Cross in Bennington

Given current jurisprudence, this is surely the prudent action:

BENNINGTON — Officials at the Vermont Veterans Home were ordered to take down a red, white and blue lighted cross Wednesday after trustees decided it is illegal at a state-owned facility. …
Employees had put the large cross, strung with patriotic colored lights, atop a gazebo to honor local Vermont Guard troops who left last month for a tour of duty in the Middle East.

But think of how far we’ve slipped that this seems so obvious. From “Congress shall make no law respecting an establishment of religion,” we’ve arrived at a society in which a state-operated home for veterans can’t follow long American tradition and use a cross “in respect for those who have fallen and those who in the future may fall fighting for the freedoms whose costs are so dear,” as Commandant Earle Hollings II put it.
The invocation of “fighting for freedom” raises perhaps the most offensive aspect of these little debacles:

Hollings said he received a phone message from an irate woman who was disturbed by the home’s display of a religious symbol. Someone also sent a letter to the state, he said.

Irate? One imagines this woman believing that she — in keeping with the American Civil Liberties Union’s rhetoric about itself — is “fighting for our freedoms.” (Many who share her radical secularism would also dispute that our troops are doing so.) The veterans fought foreign forces that would have liked to overwhelm and subjugate our nation and its people; the “separation” purists fight the veterans and the military to snuff out the merest whiff of a religion that a majority of those citizens share.
What often gets lost even in the opening arguments of the debate about church and state is that “this is a Christian nation” is primarily a cultural assertion. Generally, arguments orbit the law — what the Founders intended to constitute through their documents. But the law that those documents created left the nation’s religious culture unmolested, even to the degree of allowing laws and public symbolism to be formed from religious clay.
The underlying dispute in modern times is how our government ought to behave with respect to religion and its symbols, and the victorious view will inescapably affect our culture through the law. One view is clearly the established traditional approach, and the other is revolutionary. One side believes that God, being real, is properly not eschewed from public dealings; the other side believes this to be an antiquated assertion.
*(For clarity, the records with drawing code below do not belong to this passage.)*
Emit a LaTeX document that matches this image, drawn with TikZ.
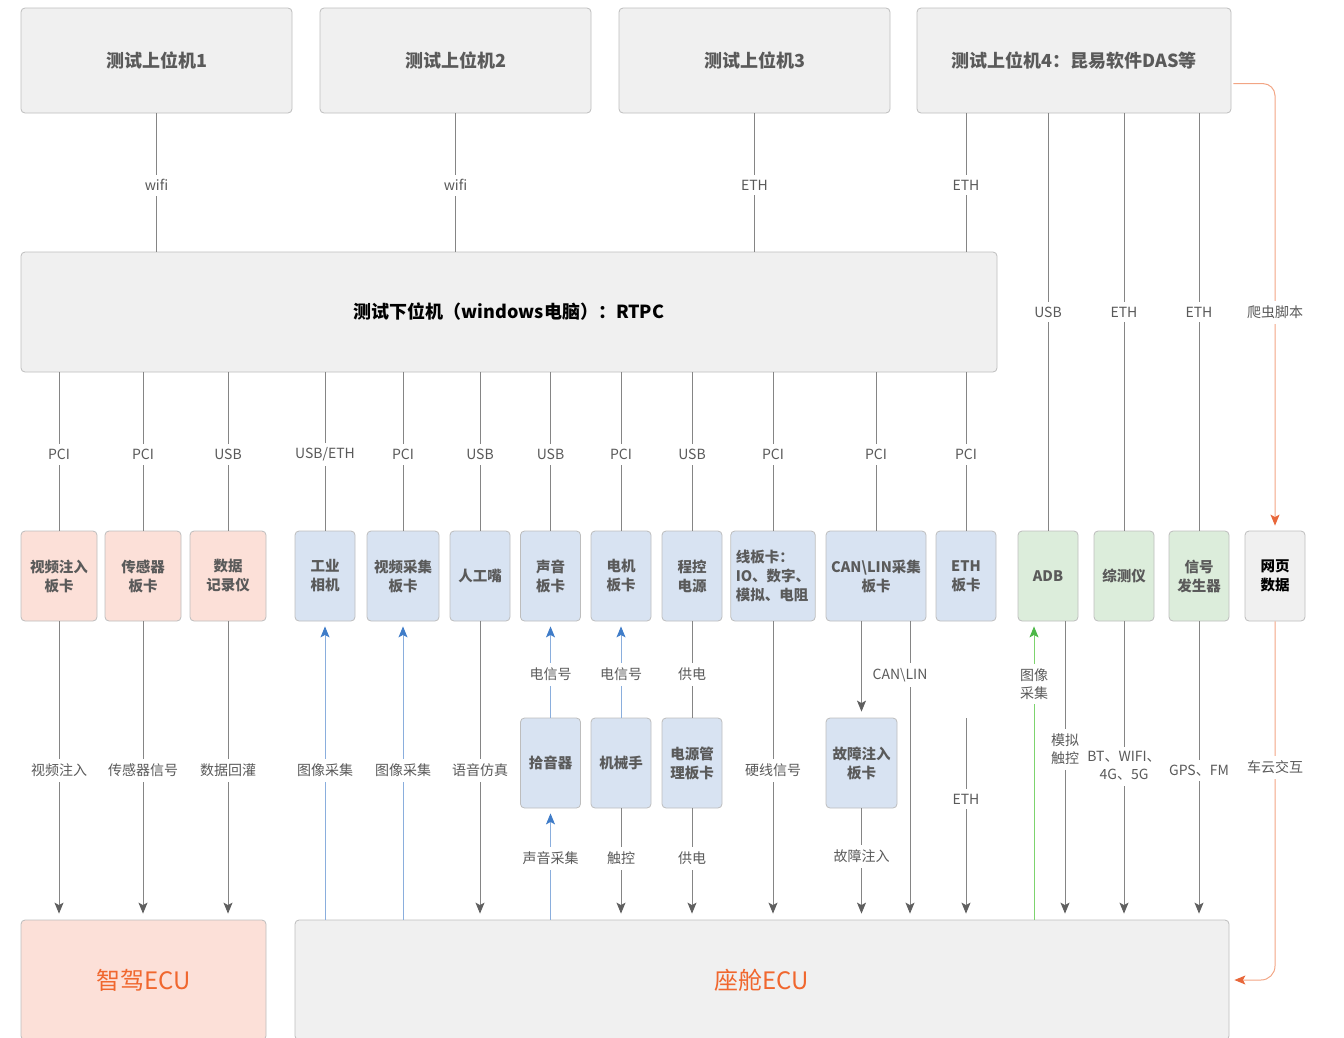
\documentclass[tikz,border=0pt]{standalone}
\usepackage{fontspec}
\setmainfont{Noto Sans CJK SC}
\usetikzlibrary{arrows.meta,calc}
\definecolor{boxgray}{HTML}{F0F0F0}
\definecolor{boxborder}{HTML}{BDBDBD}
\definecolor{salmon}{HTML}{FCE0D8}
\definecolor{bluefill}{HTML}{D8E3F2}
\definecolor{greenfill}{HTML}{DCEDDB}
\definecolor{labtext}{HTML}{5A5A5A}
\definecolor{linegray}{HTML}{858585}
\definecolor{arrgray}{HTML}{5F5F5F}
\definecolor{bline}{HTML}{8AAEDD}
\definecolor{barrow}{HTML}{3F7CC8}
\definecolor{gline}{HTML}{7DD46E}
\definecolor{garrow}{HTML}{4DB848}
\definecolor{oline}{HTML}{F2A584}
\definecolor{oarrow}{HTML}{E8673A}
\definecolor{ecutext}{HTML}{F0672E}
\begin{document}
\begin{tikzpicture}[x=1pt,y=-1pt,
  box/.style={draw=boxborder, rounded corners=4pt, line width=0.8pt, align=center, text=labtext, inner sep=2pt},
  top/.style={box, fill=boxgray, minimum height=105pt, font=\fontsize{18}{22}\selectfont\bfseries},
  card/.style={box, minimum width=60pt, minimum height=90pt, font=\fontsize{14.5}{19}\selectfont\bfseries},
  sbox/.style={fill=salmon}, bbox/.style={fill=bluefill}, grbox/.style={fill=greenfill}, gbox/.style={fill=boxgray},
  conn/.style={draw=linegray, line width=0.9pt},
  tip/.style={-{Stealth[length=11pt,width=9pt,inset=2.5pt,color=#1]}},
  arr/.style={conn, tip=arrgray, shorten >=6pt},
  barr/.style={draw=bline, line width=0.9pt, tip=barrow, shorten >=5pt},
  garr/.style={draw=gline, line width=0.9pt, tip=garrow, shorten >=5pt},
  oarr/.style={draw=oline, line width=1pt, tip=oarrow, shorten >=5pt},
  lab/.style={fill=white, text=labtext, font=\fontsize{14}{18}\selectfont, inner xsep=2pt, inner ysep=5pt, align=center}]
\useasboundingbox (0,0) rectangle (1344,1037);
% top boxes
\node[top, minimum width=271pt] (t1) at (156.5,60.5) {测试上位机1};
\node[top, minimum width=271pt] (t2) at (455.5,60.5) {测试上位机2};
\node[top, minimum width=271pt] (t3) at (754.5,60.5) {测试上位机3};
\node[top, minimum width=314pt] (t4) at (1074,60.5) {测试上位机4：昆易软件DAS等};
\node[box, fill=boxgray, minimum width=976pt, minimum height=120pt, text=black, font=\fontsize{18}{22}\selectfont\bfseries] (rtpc) at (509,312) {测试下位机（windows电脑）：RTPC};
% cards
\node[card,sbox,minimum width=76pt] (c1) at (59,576) {视频注入\\板卡};
\node[card,sbox,minimum width=76pt] (c2) at (143,576) {传感器\\板卡};
\node[card,sbox,minimum width=76pt] (c3) at (228,576) {数据\\记录仪};
\node[card,bbox] (c4) at (325,576) {工业\\相机};
\node[card,bbox,minimum width=72pt] (c5) at (403,576) {视频采集\\板卡};
\node[card,bbox] (c6) at (480,576) {人工嘴};
\node[card,bbox] (c7) at (550.5,576) {声音\\板卡};
\node[card,bbox] (c8) at (621,576) {电机\\板卡};
\node[card,bbox] (c9) at (692,576) {程控\\电源};
\node[card,bbox,minimum width=80pt,align=left,inner xsep=5pt] (c10) at (773,576) {线板卡：\\IO、数字、\\模拟、电阻};
\node[card,bbox,minimum width=100pt] (c11) at (876,576) {CAN\textbackslash LIN采集\\板卡};
\node[card,bbox] (c12) at (966,576) {ETH\\板卡};
\node[card,grbox] (c13) at (1048,576) {ADB};
\node[card,grbox] (c14) at (1124,576) {综测仪};
\node[card,grbox] (c15) at (1199,576) {信号\\发生器};
\node[card,gbox,text=black] (c16) at (1275,576) {网页\\数据};
% second row
\node[card,bbox] (d1) at (550.5,763) {拾音器};
\node[card,bbox] (d2) at (621,763) {机械手};
\node[card,bbox] (d3) at (692,763) {电源管\\理板卡};
\node[card,bbox,minimum width=71pt] (d4) at (861.5,763) {故障注入\\板卡};
% ECUs
\node[box, fill=salmon, minimum width=245pt, minimum height=120pt, text=ecutext, font=\fontsize{24}{28}\selectfont] (zj) at (143.5,980) {智驾ECU};
\node[box, fill=boxgray, minimum width=934pt, minimum height=120pt, text=ecutext, font=\fontsize{24}{28}\selectfont] (zc) at (762,980) {座舱ECU};
% top connectors
\draw[conn] (t1.south) -- (t1.south |- rtpc.north) node[lab,pos=0.52]{wifi};
\draw[conn] (t2.south) -- (t2.south |- rtpc.north) node[lab,pos=0.52]{wifi};
\draw[conn] (t3.south) -- (t3.south |- rtpc.north) node[lab,pos=0.52]{ETH};
\draw[conn] (t4.south -| c12.north) -- (rtpc.north -| c12.north) node[lab,pos=0.52]{ETH};
\draw[conn] (t4.south -| c13.north) -- (c13.north) node[lab,pos=0.476]{USB};
\draw[conn] (t4.south -| c14.north) -- (c14.north) node[lab,pos=0.476]{ETH};
\draw[conn] (t4.south -| c15.north) -- (c15.north) node[lab,pos=0.476]{ETH};
\draw[oarr, rounded corners=12pt] ($(t4.north east)+(2,76)$) -| (c16.north);
\node[lab] at (c16.north |- rtpc.center) {爬虫脚本};
% RTPC to cards
\draw[conn] (rtpc.south -| c1.north) -- (c1.north) node[lab,pos=0.52]{PCI};
\draw[conn] (rtpc.south -| c2.north) -- (c2.north) node[lab,pos=0.52]{PCI};
\draw[conn] (rtpc.south -| c3.north) -- (c3.north) node[lab,pos=0.52]{USB};
\draw[conn] (rtpc.south -| c4.north) -- (c4.north) node[lab,pos=0.52]{USB/ETH};
\draw[conn] (rtpc.south -| c5.north) -- (c5.north) node[lab,pos=0.52]{PCI};
\draw[conn] (rtpc.south -| c6.north) -- (c6.north) node[lab,pos=0.52]{USB};
\draw[conn] (rtpc.south -| c7.north) -- (c7.north) node[lab,pos=0.52]{USB};
\draw[conn] (rtpc.south -| c8.north) -- (c8.north) node[lab,pos=0.52]{PCI};
\draw[conn] (rtpc.south -| c9.north) -- (c9.north) node[lab,pos=0.52]{USB};
\draw[conn] (rtpc.south -| c10.north) -- (c10.north) node[lab,pos=0.52]{PCI};
\draw[conn] (rtpc.south -| c11.north) -- (c11.north) node[lab,pos=0.52]{PCI};
\draw[conn] (rtpc.south -| c12.north) -- (c12.north) node[lab,pos=0.52]{PCI};
% lower connectors
\draw[arr] (c1.south) -- (c1.south |- zj.north) node[lab,midway]{视频注入};
\draw[arr] (c2.south) -- (c2.south |- zj.north) node[lab,midway]{传感器信号};
\draw[arr] (c3.south) -- (c3.south |- zj.north) node[lab,midway]{数据回灌};
\draw[barr] (c4.south |- zc.north) -- (c4.south) node[lab,midway]{图像采集};
\draw[barr] (c5.south |- zc.north) -- (c5.south) node[lab,midway]{图像采集};
\draw[arr] (c6.south) -- (c6.south |- zc.north) node[lab,midway]{语音仿真};
\draw[barr] (d1.north) -- (c7.south) node[lab,pos=0.45]{电信号};
\draw[barr] (d1.south |- zc.north) -- (d1.south) node[lab,pos=0.55]{声音采集};
\draw[barr] (d2.north) -- (c8.south) node[lab,pos=0.45]{电信号};
\draw[arr] (d2.south) -- (d2.south |- zc.north) node[lab,pos=0.45]{触控};
\draw[conn] (c9.south) -- (d3.north) node[lab,pos=0.55]{供电};
\draw[arr] (d3.south) -- (d3.south |- zc.north) node[lab,pos=0.45]{供电};
\draw[arr] (c10.south) -- (c10.south |- zc.north) node[lab,midway]{硬线信号};
\draw[arr] (c11.south -| d4.north) -- (d4.north);
\draw[arr] (d4.south) -- (d4.south |- zc.north) node[lab,pos=0.43]{故障注入};
\coordinate (cl) at ($(c11.south)+(34,0)$);
\draw[arr] (cl) -- (cl |- zc.north) node[lab,pos=0.18,xshift=-10pt]{CAN\textbackslash LIN};
\coordinate (es) at ($(c12.south)+(0,97)$);
\draw[arr] (es) -- (es |- zc.north) node[lab,pos=0.40]{ETH};
\coordinate (ga) at ($(c13.south)+(-14,0)$);
\draw[garr] (ga |- zc.north) -- (ga) node[lab,pos=0.79]{图像\\采集};
\coordinate (mt) at ($(c13.south)+(17,0)$);
\draw[arr] (mt) -- (mt |- zc.north) node[lab,pos=0.43,inner xsep=0pt]{模拟\\触控};
\draw[arr] (c14.south) -- (c14.south |- zc.north) node[lab,pos=0.485,inner xsep=0pt]{BT、WIFI、\\4G、5G};
\draw[arr] (c15.south) -- (c15.south |- zc.north) node[lab,midway]{GPS、FM};
\draw[oarr, rounded corners=14pt] (c16.south) |- (zc.east);
\node[lab] at ($(c16.south)+(0,146)$) {车云交互};
\end{tikzpicture}
\end{document}
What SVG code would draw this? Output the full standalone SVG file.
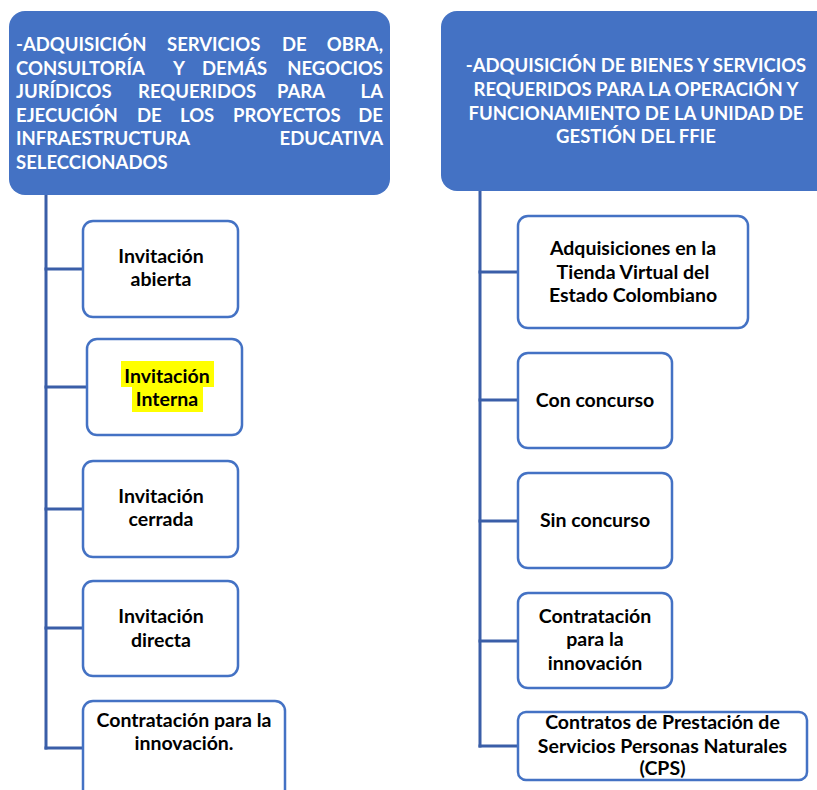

There is no “separation” at this depth of difference.
The question that must be asked before delving into the minutia of legislation and litigation is what sort of a culture we want. Do we want a culture in which our symbolism is not disqualified from public display for the reason that a majority of citizens attribute religious significance to it? That encourages those who don’t hold the religious beliefs to seek common ground and not hesitate to articulate the shared theme’s manifestation in their own beliefs? Or do we want a culture in which individuals feel irateness to be justified when any group labeled “public” displays such symbols?
In a letter to the Bennington Banner responding to the cross’s removal, Darrin Smith wonders whether “a complaint should be sent to the Arlington National Cemetery too.” The sad conclusion to which one must come, based on the secularists’ rhetoric and its heat, is that they would surely make such complaints if it were politically feasible to do so. In the name of tolerance and freedom, Christian imagery mustn’t be tolerated when deriving from a public source, and the people of our Christian nation mustn’t be free to draw from their faith for public purposes.
So where does that leave us?

Trustees said a more appropriate symbol would be a lighted pole or five-point star as is emblazoned on Army vehicles.

I’m partial to the pole idea. If we must erase a symbol (generically speaking) of suffering, sacrifice, and redemption, it would only be appropriate to replace it with a stiff erection that most aptly symbolizes the manner in which a whining minority feigns neutrality to stick it to an accommodating majority.